> _Information shown_
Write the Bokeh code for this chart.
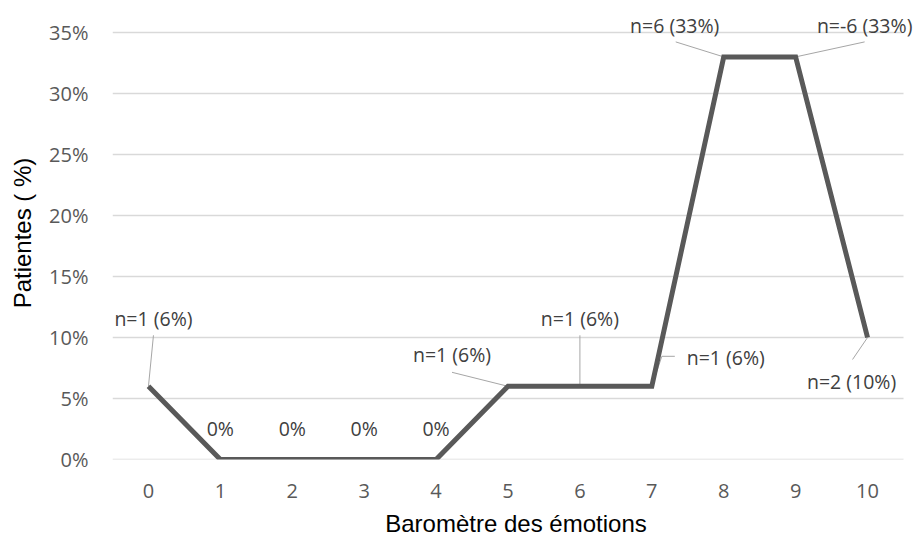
from bokeh.plotting import figure
from bokeh.models import Range1d, FixedTicker, NumeralTickFormatter, ColumnDataSource, LabelSet
from bokeh.core.properties import value
from bokeh.embed import file_html
from bokeh.resources import INLINE

# ---- data ----
scores = [0, 1, 2, 3, 4, 5, 6, 7, 8, 9, 10]
share = [0.06, 0.0, 0.0, 0.0, 0.0, 0.06, 0.06, 0.06, 0.33, 0.33, 0.10]
labels = ["n=1 (6%)", "0%", "0%", "0%", "0%", "n=1 (6%)", "n=1 (6%)",
          "n=1 (6%)", "n=6 (33%)", "n=-6 (33%)", "n=2 (10%)"]
y_ticks = [0.0, 0.05, 0.10, 0.15, 0.20, 0.25, 0.30, 0.35]

# ---- label placement (screen pixels, up is positive) ----
label_dx = [5, 0, 0, 0, 0, -56, 0, 74, -49, 69, -16]
label_dy = [68, 31, 31, 31, 31, 32, 68, 29, 31, 31, -44]
leaders = {
    0: [(0, 0), (5, 51)],
    5: [(0, 0), (-56, 14)],
    6: [(0, 0), (0, 51)],
    7: [(0, 0), (10, 30), (23, 30)],
    8: [(0, 0), (-48, 15)],
    9: [(0, 0), (69, 15)],
    10: [(0, 0), (-15, -22)],
}

W, H = 920, 543
grid_top = 32            # pixel row of the 35% gridline
grid_right = 903         # pixel column where gridlines end
ML, MR, MT, MB = 112, 1, 6, 84
cat_lo, cat_hi = -0.5, 10.5
y_lo, y_top_tick = 0.0, 0.35
px_x = (grid_right - ML) / (cat_hi - cat_lo)
px_y = (H - MB - grid_top) / (y_top_tick - y_lo)
x_hi = cat_hi + (W - MR - grid_right) / px_x   # headroom for right label
y_hi = y_top_tick + (grid_top - MT) / px_y     # headroom for top labels

p = figure(width=W, height=H, output_backend="svg", toolbar_location=None,
           x_range=Range1d(cat_lo, x_hi), y_range=Range1d(y_lo, y_hi),
           min_border_left=ML, min_border_right=MR, min_border_top=MT,
           min_border_bottom=MB, background_fill_color="white",
           border_fill_color="white")
p.outline_line_color = None

tick_font = "Open Sans"
title_font = "Liberation Sans"

# axes
p.xaxis.ticker = FixedTicker(ticks=scores)
p.yaxis.ticker = FixedTicker(ticks=y_ticks)
p.yaxis.formatter = NumeralTickFormatter(format="0%")
p.xaxis.bounds = (cat_lo, cat_hi)
p.yaxis.bounds = (y_lo, y_top_tick)
for ax in (p.xaxis[0], p.yaxis[0]):
    ax.axis_line_color = None
    ax.major_tick_line_color = None
    ax.minor_tick_line_color = None
    ax.major_tick_out = 0
    ax.major_tick_in = 0
    ax.major_label_text_font = tick_font
    ax.major_label_text_font_size = "20px"
    ax.major_label_text_color = "#595959"
    ax.axis_label_text_font = title_font
    ax.axis_label_text_font_size = "24px"
    ax.axis_label_text_font_style = "normal"
    ax.axis_label_text_color = "#000000"
p.xaxis.axis_label = "Baromètre des émotions"
p.yaxis.axis_label = "Patientes ( %)"
p.yaxis.major_label_standoff = 24
p.yaxis.axis_label_standoff = 10
p.xaxis.major_label_standoff = 24
p.xaxis.axis_label_standoff = 9

# horizontal gridlines, limited to the category span
p.xgrid.grid_line_color = None
p.ygrid.grid_line_color = None
p.segment(x0=[cat_lo] * len(y_ticks), x1=[cat_hi] * len(y_ticks),
          y0=y_ticks, y1=y_ticks, line_color="#d9d9d9", line_width=1.5)

# leader lines
xs, ys = [], []
for i, pts in leaders.items():
    xs.append([scores[i] + dx / px_x for dx, dy in pts])
    ys.append([share[i] + dy / px_y for dx, dy in pts])
p.multi_line(xs, ys, line_color="#a6a6a6", line_width=1)

# main line
p.line(scores, share, line_color="#595959", line_width=5, line_join="miter")

# data labels
src = ColumnDataSource(dict(x=scores, y=share, t=labels,
                            xo=label_dx, yo=label_dy))
p.add_layout(LabelSet(x="x", y="y", text="t", x_offset="xo", y_offset="yo",
                      source=src, text_align="center", text_baseline="middle",
                      text_font=value(tick_font), text_font_size="19.5px",
                      text_color="#404040"))

open("out.html", "w").write(file_html(p, INLINE))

> _Written problem_
From the first line of the listing above, repeat every line through the one holding "from bokeh.resources import INLINE". Both ends count, and pictures stay out.

> _Task output_
Write the Bokeh code for this chart.
from bokeh.plotting import figure
from bokeh.models import Range1d, FixedTicker, NumeralTickFormatter, ColumnDataSource, LabelSet
from bokeh.core.properties import value
from bokeh.embed import file_html
from bokeh.resources import INLINE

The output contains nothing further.